Restate the listing that follows word for word, without its pictures.

** Start Provided data **

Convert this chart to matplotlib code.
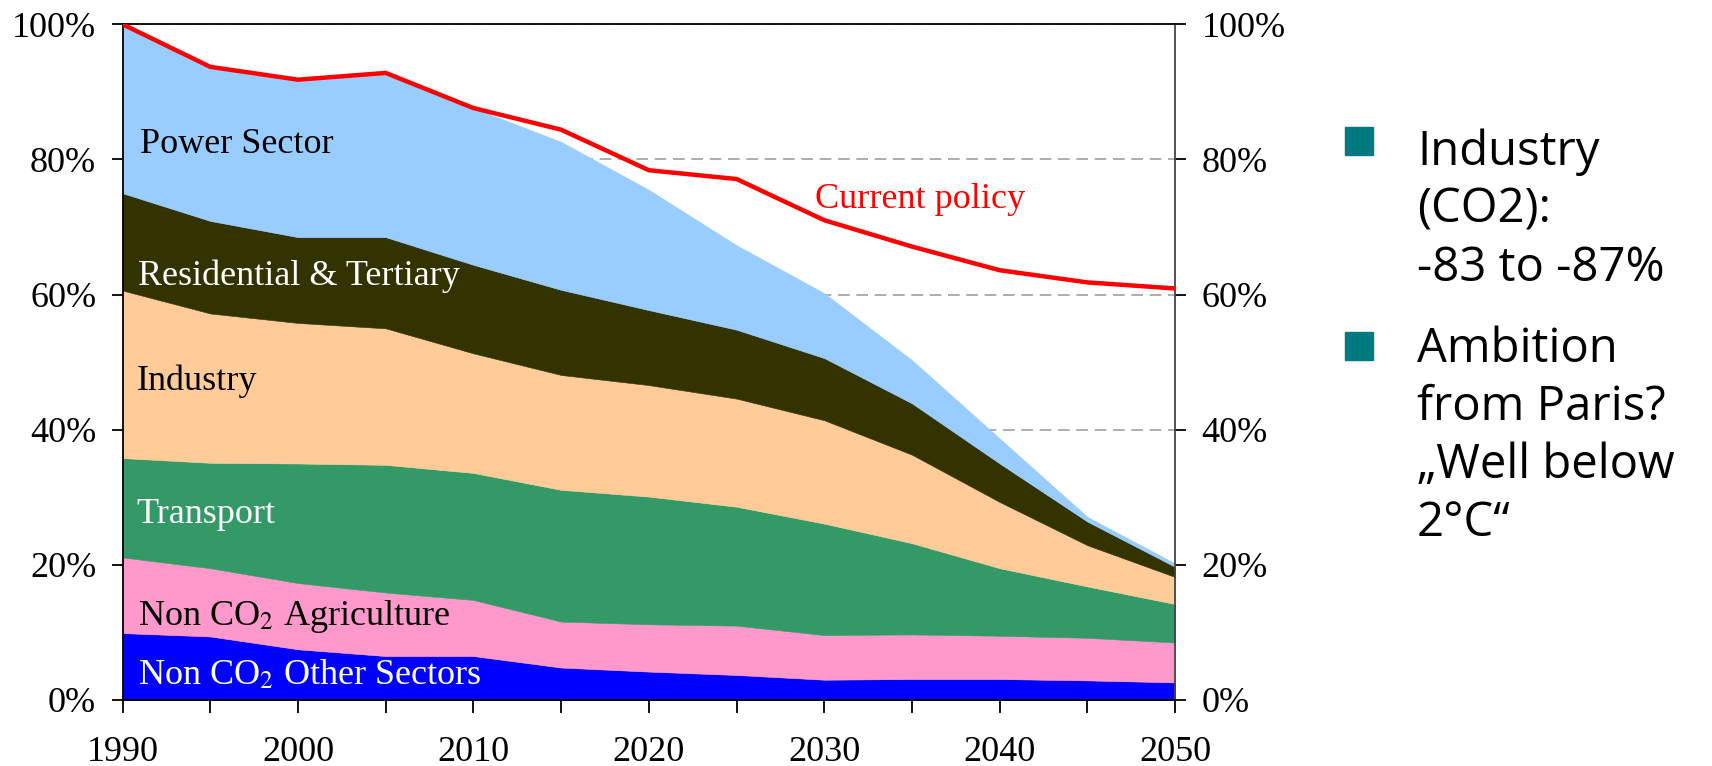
import matplotlib
matplotlib.use("Agg")
import matplotlib.pyplot as plt
from matplotlib.ticker import MultipleLocator, FuncFormatter

# share of 1990 emissions (%)
years = [1990, 1995, 2000, 2005, 2010, 2015, 2020, 2025, 2030, 2035, 2040, 2045, 2050]
other_sectors = [9.9, 9.4, 7.5, 6.5, 6.5, 4.8, 4.2, 3.7, 3.0, 3.1, 3.1, 2.9, 2.6]
agriculture = [11.2, 10.1, 9.8, 9.4, 8.3, 6.8, 7.0, 7.3, 6.6, 6.6, 6.4, 6.3, 5.9]
transport = [14.7, 15.6, 17.7, 18.9, 18.8, 19.5, 18.9, 17.6, 16.5, 13.5, 10.0, 7.6, 5.7]
industry = [24.8, 22.1, 20.8, 20.2, 17.7, 17.0, 16.5, 16.0, 15.3, 13.1, 9.8, 6.1, 4.0]
residential = [14.4, 13.7, 12.7, 13.5, 13.1, 12.6, 11.1, 10.2, 9.2, 7.6, 5.7, 3.5, 1.5]
power = [25.0, 22.8, 23.3, 24.3, 23.2, 21.9, 17.8, 12.5, 9.6, 6.4, 3.7, 0.7, 0.5]
current_policy = [100, 93.7, 91.8, 92.8, 87.6, 84.4, 78.4, 77.1, 71.0, 67.1, 63.6, 61.8, 60.9]

colors = ["#0000FF", "#FF99CC", "#339966", "#FFCC99", "#333300", "#99CCFF"]

plt.rcParams["font.family"] = ["Liberation Serif", "DejaVu Serif"]
plt.rcParams["mathtext.fontset"] = "stix"

fig = plt.figure(figsize=(17.12, 7.66), dpi=100)
ax = fig.add_axes([0.0716, 0.0862, 0.6148, 0.8821])

ax.set_axisbelow(True)
ax.yaxis.grid(True, color="#A0A0A0", linestyle=(0, (7, 4)), linewidth=1.2)

polys = ax.stackplot(years, other_sectors, agriculture, transport, industry,
                     residential, power, colors=colors, zorder=2)
for p in polys:
    p.set_edgecolor("face")
    p.set_linewidth(0.4)

ax.plot(years, current_policy, color="#FF0000", lw=3.2, zorder=4, solid_joinstyle="round")

ax.set_xlim(1990, 2050)
ax.set_ylim(0, 100)

ax.xaxis.set_major_locator(MultipleLocator(10))
ax.xaxis.set_minor_locator(MultipleLocator(5))
ax.yaxis.set_major_locator(MultipleLocator(20))
ax.yaxis.set_major_formatter(FuncFormatter(lambda v, p: f"{v:.0f}%"))

ax.yaxis.set_ticks_position("both")
ax.tick_params(axis="y", which="both", direction="out", length=8, width=1.3,
               labelsize=26, pad=11, labelright=True, colors="#000000")
ax.tick_params(axis="x", which="both", direction="out", length=9, width=1.3,
               labelsize=26, pad=17)

for side in ["left", "bottom", "top"]:
    ax.spines[side].set_color("#000000")
    ax.spines[side].set_linewidth(1.3)
ax.spines["right"].set_color("#444444")
ax.spines["right"].set_linewidth(1.3)

# sector labels inside the areas
fs = 26
ax.text(1991.0, 80.9, "Power Sector", fontsize=fs, color="black", va="baseline", zorder=5)
ax.text(1990.9, 61.4, "Residential & Tertiary", fontsize=fs, color="white", va="baseline", zorder=5)
ax.text(1990.8, 45.9, "Industry", fontsize=fs, color="black", va="baseline", zorder=5)
ax.text(1990.8, 26.2, "Transport", fontsize=fs, color="white", va="baseline", zorder=5)
ax.text(1990.9, 11.1, r"Non CO$_2$ Agriculture", fontsize=fs, color="black", va="baseline", zorder=5)
ax.text(1990.9, 2.4, r"Non CO$_2$ Other Sectors", fontsize=fs, color="white", va="baseline", zorder=5)
ax.text(2029.5, 72.8, "Current policy", fontsize=fs, color="#FF0000", va="baseline", zorder=5)

# bullet text on the right
W, H = 1712, 766
teal = "#007A80"
bullets = [
    (141, ["Industry", "(CO2):", "-83 to -87%"], 165),
    (346, ["Ambition", "from Paris?", "\u201eWell below", "2\u00b0C\u201c"], 362),
]
for sq_y, lines, base_y in bullets:
    fig.patches.append(plt.Rectangle(((1359 - 14) / W, 1 - (sq_y + 14) / H), 28 / W, 28 / H,
                                     transform=fig.transFigure, color=teal, figure=fig))
    for i, line in enumerate(lines):
        fig.text(1417 / W, 1 - (base_y + 58 * i) / H, line, fontsize=34,
                 family=["Open Sans", "DejaVu Sans"], va="baseline", color="black")

fig.savefig("out.png", dpi=100)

** End Provided data **

Answer to the exercise:
Convert this chart to matplotlib code.
import matplotlib
matplotlib.use("Agg")
import matplotlib.pyplot as plt
from matplotlib.ticker import MultipleLocator, FuncFormatter

# share of 1990 emissions (%)
years = [1990, 1995, 2000, 2005, 2010, 2015, 2020, 2025, 2030, 2035, 2040, 2045, 2050]
other_sectors = [9.9, 9.4, 7.5, 6.5, 6.5, 4.8, 4.2, 3.7, 3.0, 3.1, 3.1, 2.9, 2.6]
agriculture = [11.2, 10.1, 9.8, 9.4, 8.3, 6.8, 7.0, 7.3, 6.6, 6.6, 6.4, 6.3, 5.9]
transport = [14.7, 15.6, 17.7, 18.9, 18.8, 19.5, 18.9, 17.6, 16.5, 13.5, 10.0, 7.6, 5.7]
industry = [24.8, 22.1, 20.8, 20.2, 17.7, 17.0, 16.5, 16.0, 15.3, 13.1, 9.8, 6.1, 4.0]
residential = [14.4, 13.7, 12.7, 13.5, 13.1, 12.6, 11.1, 10.2, 9.2, 7.6, 5.7, 3.5, 1.5]
power = [25.0, 22.8, 23.3, 24.3, 23.2, 21.9, 17.8, 12.5, 9.6, 6.4, 3.7, 0.7, 0.5]
current_policy = [100, 93.7, 91.8, 92.8, 87.6, 84.4, 78.4, 77.1, 71.0, 67.1, 63.6, 61.8, 60.9]

colors = ["#0000FF", "#FF99CC", "#339966", "#FFCC99", "#333300", "#99CCFF"]

plt.rcParams["font.family"] = ["Liberation Serif", "DejaVu Serif"]
plt.rcParams["mathtext.fontset"] = "stix"

fig = plt.figure(figsize=(17.12, 7.66), dpi=100)
ax = fig.add_axes([0.0716, 0.0862, 0.6148, 0.8821])

ax.set_axisbelow(True)
ax.yaxis.grid(True, color="#A0A0A0", linestyle=(0, (7, 4)), linewidth=1.2)

polys = ax.stackplot(years, other_sectors, agriculture, transport, industry,
                     residential, power, colors=colors, zorder=2)
for p in polys:
    p.set_edgecolor("face")
    p.set_linewidth(0.4)

ax.plot(years, current_policy, color="#FF0000", lw=3.2, zorder=4, solid_joinstyle="round")

ax.set_xlim(1990, 2050)
ax.set_ylim(0, 100)

ax.xaxis.set_major_locator(MultipleLocator(10))
ax.xaxis.set_minor_locator(MultipleLocator(5))
ax.yaxis.set_major_locator(MultipleLocator(20))
ax.yaxis.set_major_formatter(FuncFormatter(lambda v, p: f"{v:.0f}%"))

ax.yaxis.set_ticks_position("both")
ax.tick_params(axis="y", which="both", direction="out", length=8, width=1.3,
               labelsize=26, pad=11, labelright=True, colors="#000000")
ax.tick_params(axis="x", which="both", direction="out", length=9, width=1.3,
               labelsize=26, pad=17)

for side in ["left", "bottom", "top"]:
    ax.spines[side].set_color("#000000")
    ax.spines[side].set_linewidth(1.3)
ax.spines["right"].set_color("#444444")
ax.spines["right"].set_linewidth(1.3)

# sector labels inside the areas
fs = 26
ax.text(1991.0, 80.9, "Power Sector", fontsize=fs, color="black", va="baseline", zorder=5)
ax.text(1990.9, 61.4, "Residential & Tertiary", fontsize=fs, color="white", va="baseline", zorder=5)
ax.text(1990.8, 45.9, "Industry", fontsize=fs, color="black", va="baseline", zorder=5)
ax.text(1990.8, 26.2, "Transport", fontsize=fs, color="white", va="baseline", zorder=5)
ax.text(1990.9, 11.1, r"Non CO$_2$ Agriculture", fontsize=fs, color="black", va="baseline", zorder=5)
ax.text(1990.9, 2.4, r"Non CO$_2$ Other Sectors", fontsize=fs, color="white", va="baseline", zorder=5)
ax.text(2029.5, 72.8, "Current policy", fontsize=fs, color="#FF0000", va="baseline", zorder=5)

# bullet text on the right
W, H = 1712, 766
teal = "#007A80"
bullets = [
    (141, ["Industry", "(CO2):", "-83 to -87%"], 165),
    (346, ["Ambition", "from Paris?", "\u201eWell below", "2\u00b0C\u201c"], 362),
]
for sq_y, lines, base_y in bullets:
    fig.patches.append(plt.Rectangle(((1359 - 14) / W, 1 - (sq_y + 14) / H), 28 / W, 28 / H,
                                     transform=fig.transFigure, color=teal, figure=fig))
    for i, line in enumerate(lines):
        fig.text(1417 / W, 1 - (base_y + 58 * i) / H, line, fontsize=34,
                 family=["Open Sans", "DejaVu Sans"], va="baseline", color="black")

fig.savefig("out.png", dpi=100)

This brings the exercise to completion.